Adam Troy-Castro writes an interesting story about a monster (yes, a true-blue monster) who knows only killing.  "The Totals" takes place in a diner where a group of joke-cracking monsters is hanging out along with a man in "Coke-bottle eyeglasses". In  many ways it's humorous, but ultimately even monsters need release at some point.  This one was so offbeat I couldn't help but like it. Connecticut is the setting for Kim Newman's contribution, "The Chill Clutch of the Unseen," another true-blue monster story in which an old retired cop with family history going back generations meets up with the last monster, who, like the rest of the monsters that have passed through, "came to town to make a last stand."  Brian Hodge returns to a Datlow collection with his "Our Turn Too Will One Day Come," which involves longstanding family secrets that the narrator has never been privy to.  It is only after a call for help from his sister that he discovers exactly what those secrets entail.  And, as he also discovers, his family is much like others out there, but in their own way.   I love the idea of a lineage of women holding family secrets. The next two were just gross, a quality I don't find fun in horror of any sort.   "Grindstone" by Stephen Graham Jones opens with a dying Derle wondering if the sheep that's about to give birth will produce a litter that will take after their old man, and sadly, as much as I loved the two novels I've read by author Adam Nevill, I just wasn't taken with his story "Doll Hands," which was just too much for me. I'm probably the only one on the planet who doesn't care for gross of any sort in my horror stories, but well, it's what it is.

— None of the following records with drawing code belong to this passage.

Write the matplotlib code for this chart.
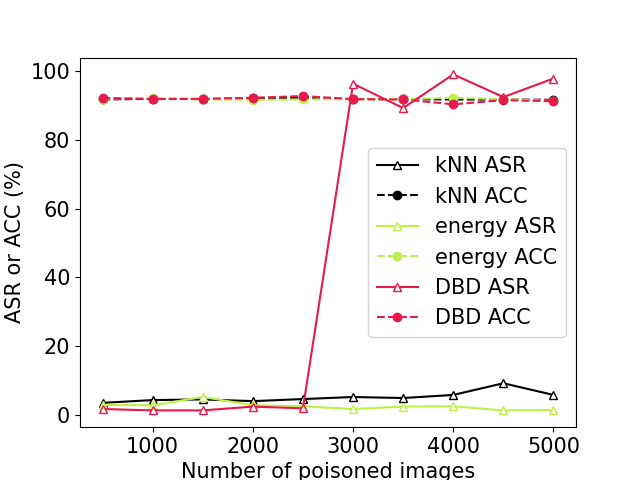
import numpy as np
import matplotlib
matplotlib.use("Agg")
import matplotlib.pyplot as plt

num_poisoned = [500, 1000, 1500, 2000, 2500, 3000, 3500, 4000, 4500, 5000]

knn_asr = [3.5, 4.3, 4.5, 4.0, 4.6, 5.2, 4.9, 5.8, 9.2, 5.8]
knn_acc = [91.8, 92.0, 91.9, 92.1, 92.3, 91.9, 91.9, 91.8, 91.8, 91.7]
energy_asr = [2.9, 2.8, 5.2, 2.8, 2.5, 1.7, 2.4, 2.5, 1.3, 1.4]
energy_acc = [92.0, 92.3, 91.8, 91.7, 91.8, 91.9, 91.9, 92.3, 91.9, 91.4]
dbd_asr = [1.7, 1.3, 1.3, 2.4, 1.9, 96.4, 89.3, 99.1, 92.5, 97.9]
dbd_acc = [92.3, 91.9, 92.0, 92.3, 92.8, 91.9, 91.8, 90.4, 91.6, 91.3]

black = "black"
lime = "#bff04a"
crimson = "#e8194b"

plt.rcParams['font.size'] = 15
fig, ax = plt.subplots(figsize=(6.4, 4.8), dpi=100)

ax.plot(num_poisoned, knn_asr, '-', marker='^', color=black, mfc='white', label='kNN ASR')
ax.plot(num_poisoned, knn_acc, '--', marker='o', color=black, label='kNN ACC')
ax.plot(num_poisoned, energy_asr, '-', marker='^', color=lime, mfc='white', label='energy ASR')
ax.plot(num_poisoned, energy_acc, '--', marker='o', color=lime, label='energy ACC')
ax.plot(num_poisoned, dbd_asr, '-', marker='^', color=crimson, mfc='white', label='DBD ASR')
ax.plot(num_poisoned, dbd_acc, '--', marker='o', color=crimson, label='DBD ACC')

ax.set_xlabel('Number of poisoned images')
ax.set_ylabel('ASR or ACC (%)')
ax.legend(loc='center right')

plt.savefig('out.png')
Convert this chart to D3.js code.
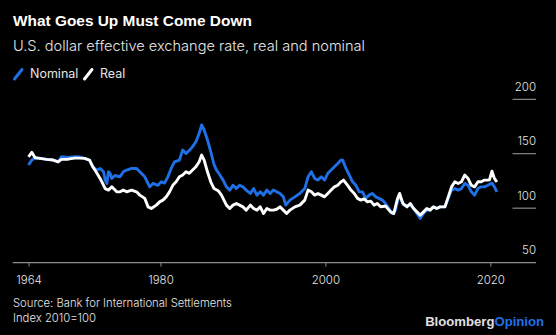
<!DOCTYPE html>
<html><head><meta charset="utf-8">
<script src="https://cdn.jsdelivr.net/npm/d3@7"></script>
<style>html,body{margin:0;padding:0;background:#000;} svg{display:block;}</style>
</head><body><svg id="chart" width="556" height="335"></svg>
<script>
// ---- Data ----
const nominalYears = [1964.0,1964.4,1964.8,1965.4,1966.2,1967.0,1967.6,1968.0,1968.8,1969.6,1970.2,1970.8,1971.4,1971.8,1972.3,1972.7,1973.1,1973.3,1973.5,1973.7,1973.9,1974.1,1974.5,1975.1,1975.5,1975.9,1976.5,1977.1,1977.5,1978.1,1978.7,1979.1,1979.7,1980.1,1980.5,1980.9,1981.3,1981.7,1982.3,1982.7,1983.1,1983.5,1983.9,1984.3,1984.7,1985.0,1985.3,1985.7,1986.1,1986.5,1986.8,1987.2,1987.6,1988.0,1988.4,1988.8,1989.2,1989.6,1990.0,1990.4,1990.9,1991.3,1991.7,1992.1,1992.5,1992.9,1993.3,1993.7,1994.1,1994.5,1994.9,1995.2,1995.7,1996.3,1996.9,1997.5,1997.9,1998.3,1998.7,1999.1,1999.5,1999.9,2000.3,2000.7,2001.1,2001.5,2001.9,2002.1,2002.5,2002.9,2003.3,2003.7,2004.1,2004.5,2004.9,2005.3,2005.7,2006.1,2006.5,2006.9,2007.3,2007.7,2008.1,2008.5,2008.9,2009.3,2009.5,2009.9,2010.3,2010.7,2011.1,2011.5,2011.9,2012.3,2012.7,2013.1,2013.5,2013.9,2014.5,2014.9,2015.3,2015.7,2016.1,2016.5,2016.9,2017.3,2017.7,2018.1,2018.5,2018.9,2019.3,2019.7,2020.2,2020.5,2020.8];
const nominalValues = [139.6,144.2,146.3,145.7,144.8,144.2,142.6,147.2,146.5,147.2,147,145.7,144.2,138,135,136.5,133.4,125.8,122.7,133.4,132,127.3,130,128.8,133.4,135,136.5,136.5,133.4,128.8,119.6,122.7,121,124.2,123,128.8,136.5,142.6,144.2,153.4,150.3,153,156.5,161,168.8,176.4,171.8,162.6,152,140,135,130.4,125.8,119.6,116.6,121,118,121,119.6,116.6,113.5,118,112,115,112,116.6,113.5,116.6,115,113.5,110.4,102.8,107.4,110.4,113.5,118,128.8,133.4,127.3,125.8,128.8,125.8,132,135,138,141.1,144.2,144,136.5,130.4,124.2,121,115,115,109,112,113.5,110.4,109,107.4,104.3,99.7,95.1,98.2,112,106,102.8,102.5,102.8,99.7,95.1,90.5,95.1,98.2,98.2,101.2,99.7,101.2,101.2,109,116.6,118,116.6,118,122.7,121,115,112,118,119.6,119.6,121,123,119.6,115];

const realYears = [1964.0,1964.4,1964.8,1965.4,1966.2,1967.0,1967.6,1968.0,1968.8,1969.6,1970.2,1970.8,1971.4,1971.8,1972.3,1972.7,1972.9,1973.3,1973.7,1974.1,1974.7,1975.1,1975.5,1975.9,1976.5,1977.1,1977.5,1978.1,1978.5,1978.9,1979.5,1979.9,1980.3,1980.7,1981.1,1981.5,1981.9,1982.3,1982.7,1983.1,1983.5,1983.9,1984.3,1984.7,1985.0,1985.3,1985.7,1986.1,1986.5,1987.0,1987.4,1988.0,1988.4,1988.8,1989.2,1989.6,1990.0,1990.4,1990.9,1991.3,1991.7,1992.1,1992.5,1992.9,1993.3,1993.7,1994.1,1994.5,1994.9,1995.3,1995.7,1996.3,1996.9,1997.5,1997.9,1998.3,1998.7,1999.1,1999.5,1999.9,2000.3,2000.7,2001.1,2001.5,2001.9,2002.2,2002.7,2003.1,2003.5,2003.9,2004.3,2004.7,2005.1,2005.5,2005.9,2006.3,2006.7,2007.3,2007.9,2008.3,2008.7,2009.0,2009.4,2009.9,2010.3,2010.7,2011.1,2011.5,2011.9,2012.3,2012.7,2013.1,2013.5,2013.9,2014.5,2014.9,2015.3,2015.7,2016.1,2016.5,2016.9,2017.3,2017.7,2018.1,2018.5,2018.9,2019.3,2019.7,2019.9,2020.2,2020.5,2020.8];
const realValues = [147.2,151.3,146.3,145.7,144.8,144.2,142.6,144.8,145,146,146,145.7,144.2,138,132,127,124.2,118,116.6,119.6,115,115,116.6,115,116.6,115,112,109,101.2,99.7,102.8,105.8,107.4,110.4,115,121,124.2,128.8,130.4,133.4,132,135,138,142.6,148.8,144.2,133.4,124.2,118,116,112,102.8,99.7,102.8,104.3,102.8,101.2,98.2,102.8,99.7,98.2,101.2,95.1,99.7,98.2,98.2,99,101.2,98.2,95.1,98.2,101.2,102.8,107.4,116.6,115,112,113.5,112,110.4,113.5,116.6,119.6,121,124.2,125.8,121,116.6,113.5,109,107.4,108.5,105.8,106.5,102.8,104.3,101.2,102,96.6,95.1,107.4,113.5,104.3,101.2,104.3,99.7,96.6,93.6,96.6,99.7,98.2,101.2,99.7,101.2,101.2,110.4,119.6,124.2,122.7,124.2,130.4,127.3,121,119.6,124.2,124.2,125.8,125.8,126,134,127.3,124];

const xTickYears = [1964, 1980, 2000, 2020];
const yTickValues = [50, 100, 150, 200];
const seriesNames = ["Nominal", "Real"];
const titleText = "What Goes Up Must Come Down";
const subtitleText = "U.S. dollar effective exchange rate, real and nominal";
const sourceText = "Source: Bank for International Settlements";
const noteText = "Index 2010=100";

// ---- Styles ----
const BLUE = "#1f70e6";
const WHITE = "#ffffff";
const TEXT = "#e6e6e6";
const AXIS = "#8c8c8c";
const FONT = "Inter, 'Liberation Sans', Arial, sans-serif";

const svg = d3.select("#chart");
svg.append("rect").attr("width", 556).attr("height", 335).attr("fill", "#000");

// fit text to a target width by adjusting font-size
function fit(sel, w) {
  const cur = sel.node().getComputedTextLength();
  const fs = parseFloat(sel.attr("font-size"));
  sel.attr("font-size", (fs * w / cur).toFixed(2));
}

// Title / subtitle
const t = svg.append("text").attr("x", 13).attr("y", 26).attr("font-family", "'Liberation Sans', Arial, sans-serif")
  .attr("font-weight", 700).attr("font-size", 15).attr("fill", "#fff").text(titleText);
fit(t, 239);
const st = svg.append("text").attr("x", 13).attr("y", 51).attr("font-family", FONT)
  .attr("font-weight", 300).attr("font-size", 14).attr("fill", TEXT).text(subtitleText);
fit(st, 352);

// Legend
const legend = svg.append("g");
const legItems = [{name: seriesNames[0], color: BLUE, x: 13}, {name: seriesNames[1], color: WHITE, x: 83}];
legItems.forEach(d => {
  legend.append("line").attr("x1", d.x + 1.5).attr("y1", 79).attr("x2", d.x + 9).attr("y2", 69.5)
    .attr("stroke", d.color).attr("stroke-width", 3).attr("stroke-linecap", "round");
  legend.append("text").attr("x", d.x + 17).attr("y", 78).attr("font-family", FONT).attr("font-weight", 400)
    .attr("font-size", 12.5).attr("fill", TEXT).text(d.name);
});

// Scales
const x = d3.scaleLinear().domain([1964, 2020]).range([28.5, 490.3]);
const y = d3.scaleLinear().domain([50, 200]).range([262.6, 99.3]);

// Y gridline stubs + labels (right side)
const yg = svg.append("g");
yTickValues.forEach(v => {
  if (v !== yTickValues[0]) {
    yg.append("line").attr("x1", 512.5).attr("x2", 536).attr("y1", y(v)).attr("y2", y(v))
      .attr("stroke", "#a0a0a0").attr("stroke-width", 1);
  }
  yg.append("text").attr("x", 536).attr("y", y(v) - 8.3).attr("text-anchor", "end")
    .attr("font-family", FONT).attr("font-weight", 300).attr("font-size", 11.5).attr("fill", TEXT).text(v);
});

// X axis
svg.append("line").attr("x1", 12.7).attr("x2", 536).attr("y1", y(50)).attr("y2", y(50))
  .attr("stroke", AXIS).attr("stroke-width", 1.3);
const xAxis = d3.axisBottom(x).tickValues(xTickYears).tickFormat(d3.format("d")).tickSize(4).tickPadding(9);
const xg = svg.append("g").attr("transform", `translate(0,${y(50)})`).call(xAxis);
xg.select(".domain").remove();
xg.selectAll(".tick line").attr("stroke", AXIS).attr("stroke-width", 1);
xg.selectAll(".tick text").attr("font-family", FONT).attr("font-weight", 300).attr("font-size", 11.5).attr("fill", TEXT);

// Lines
const line = d3.line().x(d => x(d[0])).y(d => y(d[1]));
const nominal = nominalYears.map((yr, i) => [yr, nominalValues[i]]);
const real = realYears.map((yr, i) => [yr, realValues[i]]);
svg.append("path").datum(nominal).attr("d", line).attr("fill", "none").attr("stroke", BLUE)
  .attr("stroke-width", 2.9).attr("stroke-linejoin", "round");
svg.append("path").datum(real).attr("d", line).attr("fill", "none").attr("stroke", WHITE)
  .attr("stroke-width", 2.9).attr("stroke-linejoin", "round");

// Footer
svg.append("text").attr("x", 13).attr("y", 307).attr("font-family", FONT).attr("font-weight", 300)
  .attr("font-size", 11).attr("fill", TEXT).text(sourceText).call(s => fit(s, 219));
svg.append("text").attr("x", 13).attr("y", 322).attr("font-family", FONT).attr("font-weight", 300)
  .attr("font-size", 11).attr("fill", TEXT).text(noteText).call(s => fit(s, 83));

const brand = svg.append("text").attr("x", 544).attr("y", 326).attr("text-anchor", "end")
  .attr("font-family", "'Liberation Sans', Arial, sans-serif").attr("font-weight", 700).attr("font-size", 13);
brand.append("tspan").attr("fill", "#e0e0e0").text("Bloomberg");
brand.append("tspan").attr("fill", BLUE).text("Opinion");
fit(brand, 119);
</script></body></html>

Sofia Samatar is up next with her "How I Met the Ghoul."  In the fifth century, poet Ta'abbata Sharran had the dubious pleasure of meeting a ghoul;  later in the 21st century, a reporter meets her over a meal at an airport.  I read this story as a commentary on the "ghoul's dream" of  modern development laying civilization to waste. Not very horrific in terms of skin crawl, but it does make some very good points.  Skipping ahead to "Chasing Sunset," by A.C. Wise,  we encounter the son of a familiar figure whose father is dying and calling him home. Not a particular fan of this one.  Moving on, I've already read Steve Rasnic Tem's "The Monster Makers," appreciating it a bit more this time around than the last. It's the story of a family which "for ages" has been shunned, "thought to be witches, demons, and worse." While the modern-day son wants to live a normal life with his wife and children, the grandfather wants to ensure his children know and understand their heritage.  The two butt heads, but not before some nasty mayhem ensues.

 Last, but not least, is John Langan's "Corpsemouth,"  in which a young man, his mom, and his sister return to Scotland, the home of his parents prior to emigrating to America thirty years earlier.  He is beset by strange dreams, but even stranger is the story of "Corpsemouth" told by his uncle.  His cousin tells him it's malarkey, but is it really?  

******
So there you have it.  Would I recommend The Monstrous? The answer is certainly yes, but I'll repeat what Datlow says in her introduction:  ""monstrosity is in the eye of the beholder."  And that is definitely true.